Improving hydropower operational models for high penetrations of variable generation in the Western United States
CADSWES: Timothy Magee, Mitch Clement, Edie Zagona
NREL: Eduardo Ibanez, Greg Brinkman, Michael Milligan
Increasing wind and solar penetration into the electric power system in the Western United States leads to increased demand for flexible resources to balance net load (load minus wind and solar). Hydropower generation is one option for a resource that already exists throughout much of the Western Interconnection and is physically capable of providing flexibility. However, multipurpose reservoirs must meet an ever growing, complex mix of power and nonpower objectives and constraints including ESA and other environmental objectives, navigation, flood control, water supply, and recreation among others. Generally, these objectives and constraints prevail over generation of electricity and prevent utilizing the full amount of the physical flexibility that hydropower can provide.
Studies such as NREL’s Western Wind and Solar Integration Study (WWSIS) to understand the costs and operating impacts of variable and uncertain renewals on the grid typically simplify assumptions about the availability and flexibility of hydropower. Conversely, studies that focus on hydropower system optimization typically omit detailed representation of the power system, thus cannot accurately value the hydropower objectives in the multi-objective solution. The mutual and dynamic feedback between these two complex systems is not captured, thus both system analyses are incomplete. The result is less than optimal operations of hydro systems and less than complete understanding of the true impacts of variable and uncertain renewables on the grid. This project will utilize the detailed hydro modeling system RiverWare, developed at CU Boulder, to optimize the operation of hydro power facilities taking into account all the objectives and constraints mentioned above, while maximizing their participation in the production of electricity and ancillary services as modeled by NREL into the power system production model PLEXOS. Based on this simulation, the researchers will be able to review the common assumptions used to model hydro in long-term electric planning and production cost studies and make recommendations that will benefit the integration of high penetration of renewable energy.
The proposed project will explore the potential contribution that a more accurate representation of hydropower could have to the electric system, specifically in the context of phase 2 of WWSIS. In order to do so, a representative hydropower project will be modeled by CU in RiverWare, using price data produced as output of PLEXOS in the WWSIS Phase 2. Comparing the optimized hydro production from RiverWare with the PLEXOS results, NREL and CU will analyze the potential impact that a better representation of the hydro modeling could have on the electric system.

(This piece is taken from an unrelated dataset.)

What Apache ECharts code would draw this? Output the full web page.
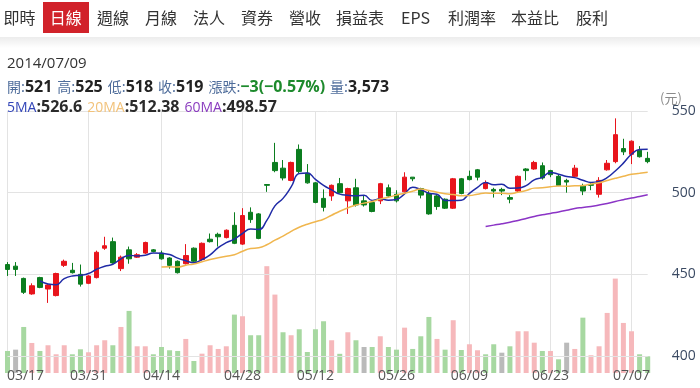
<!DOCTYPE html>
<html><head><meta charset="utf-8">
<script src="https://cdn.jsdelivr.net/npm/echarts@6/dist/echarts.min.js"></script>
<style>
html,body{margin:0;padding:0;background:#fff;width:700px;height:388px;overflow:hidden;font-family:'Open Sans','Noto Sans CJK TC',sans-serif;}
#chart{position:absolute;left:0;top:0;width:700px;height:388px;}
.tab{position:absolute;top:2px;height:31px;line-height:31px;font-size:16px;color:#333;font-family:'Noto Sans CJK TC',sans-serif;white-space:nowrap;}
.tab.on{background:#d1222a;color:#fff;width:46.5px;text-align:center;}
.shade{position:absolute;left:0;top:37px;width:700px;height:11px;background:linear-gradient(#ececec,#fff);}
.hl{position:absolute;left:7px;height:20px;line-height:20px;white-space:nowrap;color:#333;}
.lb{font-size:14px;color:#4f6d9b;font-family:'Noto Sans CJK TC',sans-serif;}
.v{font-size:16px;font-weight:bold;color:#222;margin-right:5px;}
.dn{font-size:16px;font-weight:bold;color:#1d8a2c;margin-right:5px;}
.m{font-size:16px;font-weight:bold;color:#2a2a2a;margin-right:5px;}
</style></head><body>
<div id="chart"></div>
<div id="tabs"></div>
<div class="shade"></div>
<div class="hl" style="top:52px;font-size:15px;color:#333;">2014/07/09</div>
<div class="hl" style="top:76px;"><span class="lb">開:</span><span class="v">521</span><span class="lb">高:</span><span class="v">525</span><span class="lb">低:</span><span class="v">518</span><span class="lb">收:</span><span class="v">519</span><span class="lb">漲跌:</span><span class="dn">−3(−0.57%)</span><span class="lb">量:</span><span class="v">3,573</span></div>
<div class="hl" style="top:96px;"><span class="lb" style="color:#3346b8;font-family:'Open Sans'">5MA</span><span class="m">:526.6</span><span class="lb" style="color:#f2c27a;font-family:'Open Sans'">20MA</span><span class="m">:512.38</span><span class="lb" style="color:#8a3cbf;font-family:'Open Sans'">60MA</span><span class="m">:498.57</span></div>
<script>
const tabNames = ['即時','日線','週線','月線','法人','資券','營收','損益表','EPS','利潤率','本益比','股利'];
const tabLeft = [3.5,42.5,97,145,193,241,289,336,401,448,511,576];

const dates = ['03/17','03/18','03/19','03/20','03/21','03/24','03/25','03/26','03/27','03/28',
'03/31','04/01','04/02','04/03','04/07','04/08','04/09','04/10','04/11',
'04/14','04/15','04/16','04/17','04/18','04/21','04/22','04/23','04/24','04/25',
'04/28','04/29','04/30','05/02','05/05','05/06','05/07','05/08','05/09',
'05/12','05/13','05/14','05/15','05/16','05/19','05/20','05/21','05/22','05/23',
'05/26','05/27','05/28','05/29','05/30','06/03','06/04','06/05','06/06',
'06/09','06/10','06/11','06/12','06/13','06/16','06/17','06/18','06/19','06/20',
'06/23','06/24','06/25','06/26','06/27','06/30','07/01','07/02','07/03','07/04',
'07/07','07/08','07/09'];
const dateTicks = ['03/17','03/31','04/14','04/28','05/12','05/26','06/09','06/23','07/07'];
const priceTicks = [400,450,500,550];

const opens = [456,455,447.5,438,448,441,437,455.5,452.5,450,
444.5,448,466,470,453.5,465,460.5,463,465,
463,460,458,456.5,466,459,471.5,474.5,472.5,480,
468.5,488,487,505,518.5,515,507.5,526.5,512,
506,496.5,498,505.5,495,503,495,494,495,503,
499,500.5,509.5,502.5,499.5,498,496,490.5,508.5,
510,514,502.5,502,502,497,501,514.5,514.5,516.5,
513.5,510,507.5,510,504,505,499,514,519,527,
523.5,526,521];
const highs = [457.5,457.5,448,444.5,448.5,444,451,459,457,456,
449.5,464.5,473,472.5,461.5,467,463,470,465.5,
464.5,460.5,458.5,468.5,466.5,469.5,475,475.5,477.5,488,
490.5,491,487.5,505,530.5,520,519,529.5,517.5,
506.5,502,505,509,503,508.5,498,495,506,505,
501.5,512.5,509.5,503,501,499,496.5,509,509,
513.5,514.5,507.5,503,503,498.5,510.5,515,519.5,518.5,
514,511,508.5,517,505.5,506,509.5,520,545.5,533,
532,528.5,525];
const lows = [449,449,438,437.5,441.5,432.5,436.5,454.5,450.5,442.5,
444,447.5,465,456.5,452,456.5,460,462.5,463.5,
459,453.5,450.5,456,457,458.5,469.5,467,472,468.5,
468,481.5,471.5,500.5,512.5,507.5,507,512,505.5,
493.5,488.5,495,499.5,487,491.5,491.5,488,493,497.5,
494,500,507,496.5,486.5,489.5,490,490,499,
507.5,507.5,502,497,498.5,493.5,500.5,507.5,514,508,
509.5,504,500,509.5,498.5,501.5,497,513.5,518,523,
517.5,521.5,518];
const closes = [453,453,439,443,442,443.5,450.5,458,451,444,
449,463.5,467.5,457,460.5,459.5,462,469.5,464,
459.5,455.5,451,461.5,458,469,470,473,477,469,
486,483.5,472,504.5,513.5,509,518.5,513,506,
494,491,504.5,500,502.5,492.5,492.5,488.5,505.5,498,
495,509.5,508.5,498.5,487,491.5,490.5,508.5,499.5,
508,509.5,506,501,501,496,510,513.5,518.5,509,
511,504.5,506.5,515,501,504.5,507.5,518,535.5,525,
531.5,522,519];
const volumes = [4710,4990,9840,6420,4710,5930,4000,5930,4000,5070,
4430,5930,7000,5930,9840,13270,5710,5710,4000,
5560,4860,4710,7280,2570,4130,5930,5140,5710,12480,
12130,8070,8070,22830,16760,8710,8070,9350,4490,
9350,11060,7000,4100,8710,7000,5560,5560,7850,5560,
4990,9690,5140,7850,11980,7280,4990,11280,4920,
6140,4860,4000,6140,4340,5710,8920,8920,6480,4710,
4710,2930,6480,5140,11830,3790,5710,12840,20180,10700,
8920,4000,3573];
// 1 = up day, -1 = down day, 0 = unchanged (as coloured in the reference)
const volDir = [-1,0,-1,1,-1,1,1,1,-1,-1,
1,1,1,-1,1,-1,1,1,-1,
-1,-1,-1,1,-1,1,1,1,1,-1,
1,-1,-1,1,1,-1,1,-1,-1,
-1,-1,1,-1,1,-1,0,-1,1,-1,
-1,1,-1,-1,-1,1,-1,1,-1,
1,1,-1,-1,0,-1,1,1,1,-1,
1,-1,0,1,-1,1,1,1,1,1,
1,-1,-1];
const ma5 = [null,null,null,null,446.0,444.1,443.6,447.4,449.0,449.4,
450.5,453.1,455.0,456.2,459.5,461.6,461.3,461.7,463.1,
462.9,462.1,459.9,458.3,457.1,459.0,461.9,466.3,469.4,471.6,
475.0,477.7,477.5,483.0,491.9,496.5,503.5,511.7,512.0,
508.1,504.5,501.7,499.1,498.4,498.1,498.4,495.2,496.3,495.4,
495.9,499.3,503.3,501.9,499.7,499.0,495.2,495.2,495.4,
499.6,503.2,506.3,504.8,505.1,502.7,502.8,504.3,507.8,509.4,
512.4,511.3,509.9,509.2,507.6,506.3,506.9,509.2,513.3,518.1,
523.5,526.4,526.6];
const ma20 = [null,null,null,null,null,null,null,null,null,null,
null,null,null,null,null,null,null,null,null,
454.45,454.58,454.48,455.6,456.35,457.7,459.03,460.15,461.1,462.0,
464.1,465.83,466.25,468.1,470.93,473.35,476.3,478.85,480.68,
482.18,483.75,486.2,488.65,490.7,492.43,493.6,494.53,496.15,497.2,
498.5,499.68,500.93,502.25,501.38,500.28,499.35,498.85,498.18,
498.28,499.05,499.8,499.63,499.68,499.35,500.23,501.28,502.78,502.95,
503.6,504.08,503.93,504.25,504.38,505.25,506.05,507.43,508.78,510.05,
511.23,511.85,512.5];
const ma60 = [null,null,null,null,null,null,null,null,null,null,
null,null,null,null,null,null,null,null,null,
null,null,null,null,null,null,null,null,null,null,
null,null,null,null,null,null,null,null,null,
null,null,null,null,null,null,null,null,null,null,
null,null,null,null,null,null,null,null,null,
null,null,479.33,480.13,480.93,481.88,483.0,484.19,485.44,486.42,
487.3,488.19,489.23,490.33,490.96,491.58,492.42,493.38,494.64,495.69,
496.73,497.69,498.68];

const tabs = document.getElementById('tabs');
tabNames.forEach((t, i) => {
  const d = document.createElement('div');
  d.className = 'tab' + (t === '日線' ? ' on' : '');
  d.style.left = tabLeft[i] + 'px';
  d.textContent = t;
  tabs.appendChild(d);
});

const volColor = {'1': '#f6b8bb', '-1': '#a7d8a1', '0': '#bababa'};
const candleData = dates.map((d, i) => [opens[i], closes[i], lows[i], highs[i]]);
const volData = volumes.map((v, i) => ({value: v, itemStyle: {color: volColor[String(volDir[i])]}}));

const FONT = "'Open Sans','Noto Sans CJK TC',sans-serif";
const L = 7.5, R = 52.3;
const chart = echarts.init(document.getElementById('chart'), null, {renderer: 'canvas'});
chart.setOption({
  animation: false,
  backgroundColor: 'transparent',
  textStyle: {fontFamily: FONT},
  grid: [
    {left: L, right: R, top: 111, height: 245},
    {left: L, right: R, top: 111, bottom: 15}
  ],
  xAxis: [
    {type: 'category', gridIndex: 0, data: dates, boundaryGap: false,
     axisLine: {show: false}, axisTick: {show: false}, axisLabel: {show: false}, splitLine: {show: false}},
    {type: 'category', gridIndex: 1, data: dates, boundaryGap: false, position: 'top',
     axisLine: {show: false}, axisTick: {show: false}, axisLabel: {show: false},
     splitLine: {show: true, interval: (i, v) => dateTicks.includes(dates[i]), lineStyle: {color: '#e3e3e3', width: 1}}},
    {type: 'category', gridIndex: 1, data: dates, boundaryGap: false, position: 'bottom', z: 10,
     axisLine: {show: false}, axisTick: {show: false}, splitLine: {show: false},
     axisLabel: {show: true, interval: (i, v) => dateTicks.includes(dates[i]), color: '#555', fontSize: 14,
       fontFamily: FONT, margin: 3, verticalAlign: 'middle',
       formatter: v => v === dateTicks[0] ? '{f|' + v + '}' : v,
       rich: {f: {color: '#555', fontSize: 14, fontFamily: FONT, padding: [0, 0, 0, 36]}}}}
  ],
  yAxis: [
    {type: 'value', gridIndex: 0, position: 'right', min: priceTicks[0], max: priceTicks[priceTicks.length - 1], interval: 50, z: 2,
     axisLine: {show: false}, axisTick: {show: false},
     axisLabel: {color: '#3b4a63', fontSize: 14, margin: 24, fontFamily: FONT},
     splitLine: {show: true, lineStyle: {color: '#e3e3e3', width: 1}}},
    {type: 'value', gridIndex: 1, min: 0, max: 56000, show: false, splitLine: {show: false}}
  ],
  graphic: [
    {type: 'text', left: 660, top: 92, z: 20, style: {text: '(元)', fill: '#8a8a8a', font: "13px 'Noto Sans CJK TC'"}}
  ],
  series: [
    {type: 'bar', xAxisIndex: 1, yAxisIndex: 1, data: volData, barWidth: 5, z: 1, clip: false},
    {type: 'candlestick', xAxisIndex: 0, yAxisIndex: 0, data: candleData, barWidth: 5, z: 3, clip: false,
     itemStyle: {color: '#e8141c', color0: '#0b7d1f', borderColor: '#e8141c', borderColor0: '#0b7d1f', borderWidth: 1}},
    {type: 'line', xAxisIndex: 0, yAxisIndex: 0, data: ma5, smooth: true, symbol: 'none', z: 4,
     lineStyle: {color: '#1f2aa6', width: 1.5}},
    {type: 'line', xAxisIndex: 0, yAxisIndex: 0, data: ma20, smooth: true, symbol: 'none', z: 4,
     lineStyle: {color: '#f0b64e', width: 1.5}},
    {type: 'line', xAxisIndex: 0, yAxisIndex: 0, data: ma60, smooth: true, symbol: 'none', z: 4,
     lineStyle: {color: '#8b34c6', width: 1.5}}
  ]
});
</script>
</body></html>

We envision that the success of this project will lead to further collaboration and better integration of hydropower and the electric system. In the end, a better estimate of the flexibility contribution from existing hydro power plants to the electrical system could facilitate the integration of large penetration of renewables, reducing the need for more costly mitigation strategies. The results of this project would help the researchers seek more funds to achieve more ambitious objectives, making the JISEA funds an excellent fit for this project. One future endeavor would involve a tight integration of the two software platforms introduced in this proposal. PLEXOS and RiverWare are both designed with the idea of extending their capabilities so the researchers would like to be able to build a two-way communication mechanism between the two, extending the manual process in this proposal. This automatization would allow the modeling of more reservoirs in the Western Interconnection and other footprints and for more scenarios. The results of this study would suggest the possible value of this future work.
The researchers would also pursue the extrapolation of insights from the RiverWare hydro system model results in order to enhance the representation of hydro units in PLEXOS. These could also be extrapolated to other production cost or long-term planning models.